Raw records:
[START]
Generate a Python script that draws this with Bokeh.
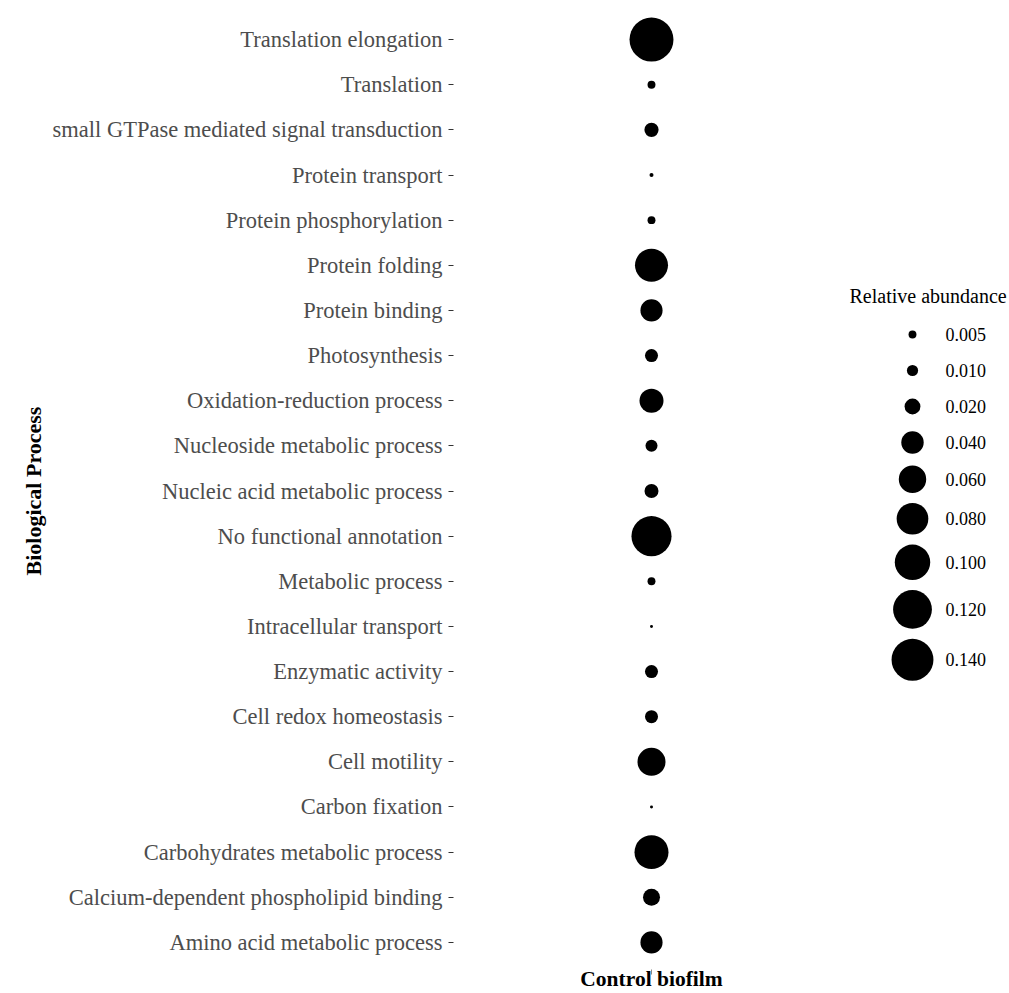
import math
from bokeh.plotting import figure
from bokeh.models import FactorRange, Range1d, ColumnDataSource
from bokeh.layouts import row
from bokeh.embed import file_html
from bokeh.resources import INLINE
from bokeh.core.properties import value

# ---- data ----
processes = [
    "Translation elongation",
    "Translation",
    "small GTPase mediated signal transduction",
    "Protein transport",
    "Protein phosphorylation",
    "Protein folding",
    "Protein binding",
    "Photosynthesis",
    "Oxidation-reduction process",
    "Nucleoside metabolic process",
    "Nucleic acid metabolic process",
    "No functional annotation",
    "Metabolic process",
    "Intracellular transport",
    "Enzymatic activity",
    "Cell redox homeostasis",
    "Cell motility",
    "Carbon fixation",
    "Carbohydrates metabolic process",
    "Calcium-dependent phospholipid binding",
    "Amino acid metabolic process",
]
abundance = [0.154, 0.005, 0.016, 0.0013, 0.005, 0.087, 0.039, 0.0135, 0.046,
             0.0115, 0.0156, 0.128, 0.005, 0.0007, 0.0135, 0.0135, 0.0625,
             0.0007, 0.092, 0.023, 0.039]
sample_name = "Control biofilm"
legend_breaks = [0.005, 0.010, 0.020, 0.040, 0.060, 0.080, 0.100, 0.120, 0.140]
legend_labels = ["0.005", "0.010", "0.020", "0.040", "0.060", "0.080", "0.100", "0.120", "0.140"]
legend_title = "Relative abundance"
y_title = "Biological Process"

# ---- size scale (area proportional) ----
SIZE_K = 112.0
def to_size(v):
    return SIZE_K * math.sqrt(v)

SERIF = "Liberation Serif"
H = 993
MAIN_W = 849
LEG_W = 160
FRAME_TOP = 12
FRAME_BOTTOM = 969

src = ColumnDataSource(dict(
    sample=[sample_name] * len(processes),
    process=processes,
    abundance=abundance,
    size=[to_size(v) for v in abundance],
))

p = figure(
    width=MAIN_W, height=H,
    x_range=FactorRange(factors=[sample_name]),
    y_range=FactorRange(factors=processes[::-1], range_padding=0.1,
                        range_padding_units="absolute"),
    output_backend="svg", toolbar_location=None,
    min_border_left=453, min_border_right=0, min_border_top=FRAME_TOP,
    min_border_bottom=0,
    background_fill_color="white", border_fill_color="white",
)
p.outline_line_color = None
p.xgrid.visible = False
p.ygrid.visible = False
p.scatter(x="sample", y="process", size="size", source=src, marker="circle",
          fill_color="black", line_color=None)

ya = p.yaxis[0]
ya.axis_line_color = None
ya.major_tick_line_color = "#333333"
ya.major_tick_out = 5
ya.major_tick_in = 0
ya.major_label_standoff = 6
ya.major_label_text_font = SERIF
ya.major_label_text_font_size = "22.5px"
ya.major_label_text_color = "#4D4D4D"
ya.axis_label = y_title
ya.axis_label_text_font = SERIF
ya.axis_label_text_font_size = "22px"
ya.axis_label_text_font_style = "bold"
ya.axis_label_text_color = "black"
ya.axis_label_standoff = 4

xa = p.xaxis[0]
xa.axis_line_color = None
xa.major_tick_line_color = "#888888"
xa.major_tick_out = 5
xa.major_tick_in = 0
xa.major_label_standoff = -8
xa.major_label_text_font = SERIF
xa.major_label_text_font_size = "21.5px"
xa.major_label_text_font_style = "bold"
xa.major_label_text_color = "black"

# ---- legend panel (frame aligned with main frame; y in page pixels) ----
lg = figure(
    width=LEG_W, height=H,
    x_range=Range1d(0, LEG_W), y_range=Range1d(FRAME_BOTTOM, FRAME_TOP),
    output_backend="svg", toolbar_location=None,
    min_border=0, min_border_top=FRAME_TOP,
    x_axis_location=None, y_axis_location=None,
    background_fill_color="white", border_fill_color="white",
)
lg.outline_line_color = None
lg.grid.visible = False

leg_sizes = [to_size(v) for v in legend_breaks]
key_h = [max(s + 10, 36) for s in leg_sizes]
ys = [334.0]
for i in range(1, len(key_h)):
    ys.append(ys[-1] + (key_h[i - 1] + key_h[i]) / 2)

lsrc = ColumnDataSource(dict(
    x=[63] * len(legend_breaks), tx=[96] * len(legend_breaks),
    y=ys, size=leg_sizes, label=legend_labels,
))
lg.scatter(x="x", y="y", size="size", source=lsrc, marker="circle",
           fill_color="black", line_color=None)
lg.text(x="tx", y="y", text="label", source=lsrc,
        text_font=value(SERIF), text_font_size=value("18px"),
        text_baseline="middle", text_align="left", text_color="black")
lg.text(x=[0], y=[295], text=[legend_title],
        text_font=value(SERIF), text_font_size=value("20px"),
        text_baseline="middle", text_align="left", text_color="black")

layout = row(p, lg)
open("out.html", "w").write(file_html(layout, INLINE))
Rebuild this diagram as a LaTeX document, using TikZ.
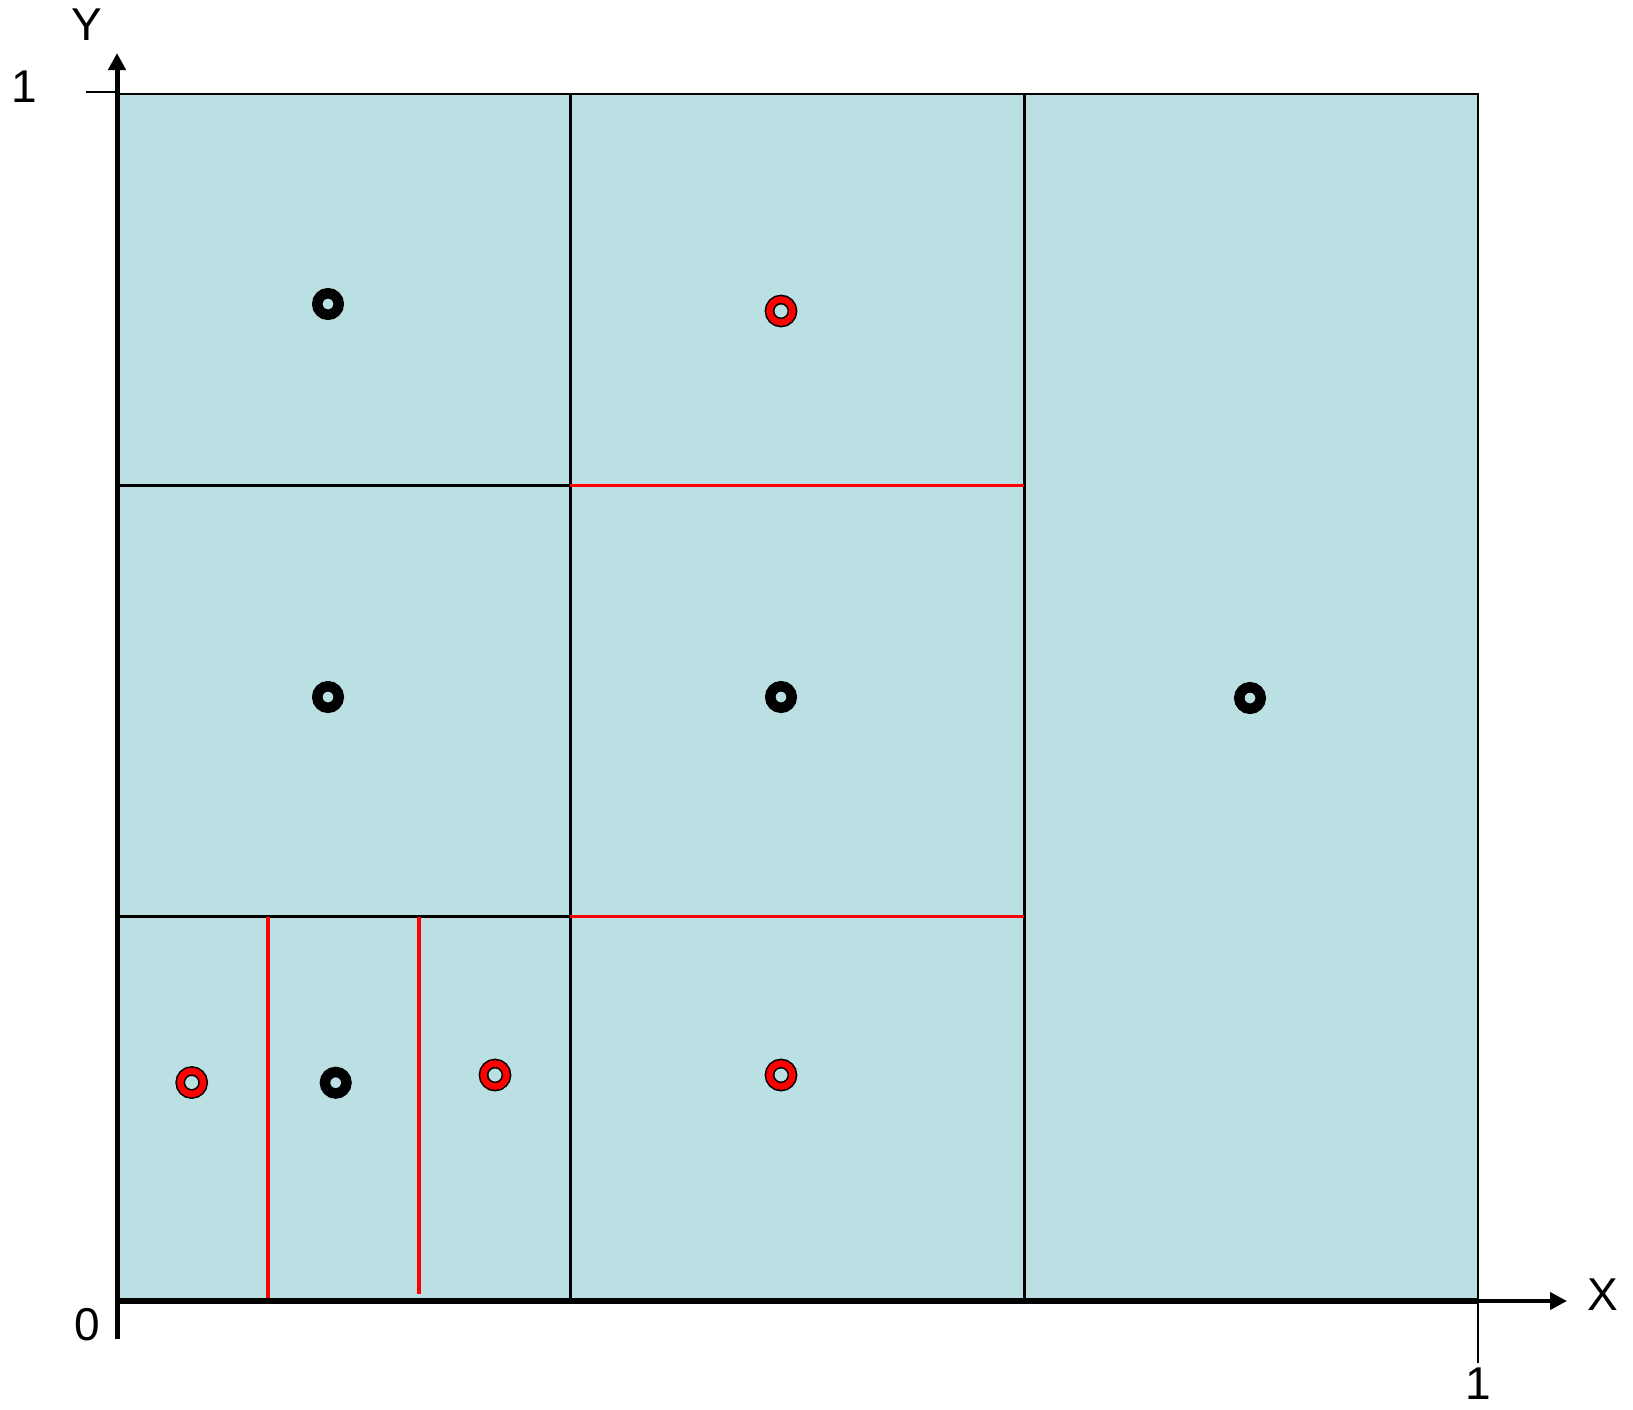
[END]
Exercise:
Repeat the data exactly, without the pictures.

Finished task:
Generate a Python script that draws this with Bokeh.
import math
from bokeh.plotting import figure
from bokeh.models import FactorRange, Range1d, ColumnDataSource
from bokeh.layouts import row
from bokeh.embed import file_html
from bokeh.resources import INLINE
from bokeh.core.properties import value

# ---- data ----
processes = [
    "Translation elongation",
    "Translation",
    "small GTPase mediated signal transduction",
    "Protein transport",
    "Protein phosphorylation",
    "Protein folding",
    "Protein binding",
    "Photosynthesis",
    "Oxidation-reduction process",
    "Nucleoside metabolic process",
    "Nucleic acid metabolic process",
    "No functional annotation",
    "Metabolic process",
    "Intracellular transport",
    "Enzymatic activity",
    "Cell redox homeostasis",
    "Cell motility",
    "Carbon fixation",
    "Carbohydrates metabolic process",
    "Calcium-dependent phospholipid binding",
    "Amino acid metabolic process",
]
abundance = [0.154, 0.005, 0.016, 0.0013, 0.005, 0.087, 0.039, 0.0135, 0.046,
             0.0115, 0.0156, 0.128, 0.005, 0.0007, 0.0135, 0.0135, 0.0625,
             0.0007, 0.092, 0.023, 0.039]
sample_name = "Control biofilm"
legend_breaks = [0.005, 0.010, 0.020, 0.040, 0.060, 0.080, 0.100, 0.120, 0.140]
legend_labels = ["0.005", "0.010", "0.020", "0.040", "0.060", "0.080", "0.100", "0.120", "0.140"]
legend_title = "Relative abundance"
y_title = "Biological Process"

# ---- size scale (area proportional) ----
SIZE_K = 112.0
def to_size(v):
    return SIZE_K * math.sqrt(v)

SERIF = "Liberation Serif"
H = 993
MAIN_W = 849
LEG_W = 160
FRAME_TOP = 12
FRAME_BOTTOM = 969

src = ColumnDataSource(dict(
    sample=[sample_name] * len(processes),
    process=processes,
    abundance=abundance,
    size=[to_size(v) for v in abundance],
))

p = figure(
    width=MAIN_W, height=H,
    x_range=FactorRange(factors=[sample_name]),
    y_range=FactorRange(factors=processes[::-1], range_padding=0.1,
                        range_padding_units="absolute"),
    output_backend="svg", toolbar_location=None,
    min_border_left=453, min_border_right=0, min_border_top=FRAME_TOP,
    min_border_bottom=0,
    background_fill_color="white", border_fill_color="white",
)
p.outline_line_color = None
p.xgrid.visible = False
p.ygrid.visible = False
p.scatter(x="sample", y="process", size="size", source=src, marker="circle",
          fill_color="black", line_color=None)

ya = p.yaxis[0]
ya.axis_line_color = None
ya.major_tick_line_color = "#333333"
ya.major_tick_out = 5
ya.major_tick_in = 0
ya.major_label_standoff = 6
ya.major_label_text_font = SERIF
ya.major_label_text_font_size = "22.5px"
ya.major_label_text_color = "#4D4D4D"
ya.axis_label = y_title
ya.axis_label_text_font = SERIF
ya.axis_label_text_font_size = "22px"
ya.axis_label_text_font_style = "bold"
ya.axis_label_text_color = "black"
ya.axis_label_standoff = 4

xa = p.xaxis[0]
xa.axis_line_color = None
xa.major_tick_line_color = "#888888"
xa.major_tick_out = 5
xa.major_tick_in = 0
xa.major_label_standoff = -8
xa.major_label_text_font = SERIF
xa.major_label_text_font_size = "21.5px"
xa.major_label_text_font_style = "bold"
xa.major_label_text_color = "black"

# ---- legend panel (frame aligned with main frame; y in page pixels) ----
lg = figure(
    width=LEG_W, height=H,
    x_range=Range1d(0, LEG_W), y_range=Range1d(FRAME_BOTTOM, FRAME_TOP),
    output_backend="svg", toolbar_location=None,
    min_border=0, min_border_top=FRAME_TOP,
    x_axis_location=None, y_axis_location=None,
    background_fill_color="white", border_fill_color="white",
)
lg.outline_line_color = None
lg.grid.visible = False

leg_sizes = [to_size(v) for v in legend_breaks]
key_h = [max(s + 10, 36) for s in leg_sizes]
ys = [334.0]
for i in range(1, len(key_h)):
    ys.append(ys[-1] + (key_h[i - 1] + key_h[i]) / 2)

lsrc = ColumnDataSource(dict(
    x=[63] * len(legend_breaks), tx=[96] * len(legend_breaks),
    y=ys, size=leg_sizes, label=legend_labels,
))
lg.scatter(x="x", y="y", size="size", source=lsrc, marker="circle",
           fill_color="black", line_color=None)
lg.text(x="tx", y="y", text="label", source=lsrc,
        text_font=value(SERIF), text_font_size=value("18px"),
        text_baseline="middle", text_align="left", text_color="black")
lg.text(x=[0], y=[295], text=[legend_title],
        text_font=value(SERIF), text_font_size=value("20px"),
        text_baseline="middle", text_align="left", text_color="black")

layout = row(p, lg)
open("out.html", "w").write(file_html(layout, INLINE))
Rebuild this diagram as a LaTeX document, using TikZ.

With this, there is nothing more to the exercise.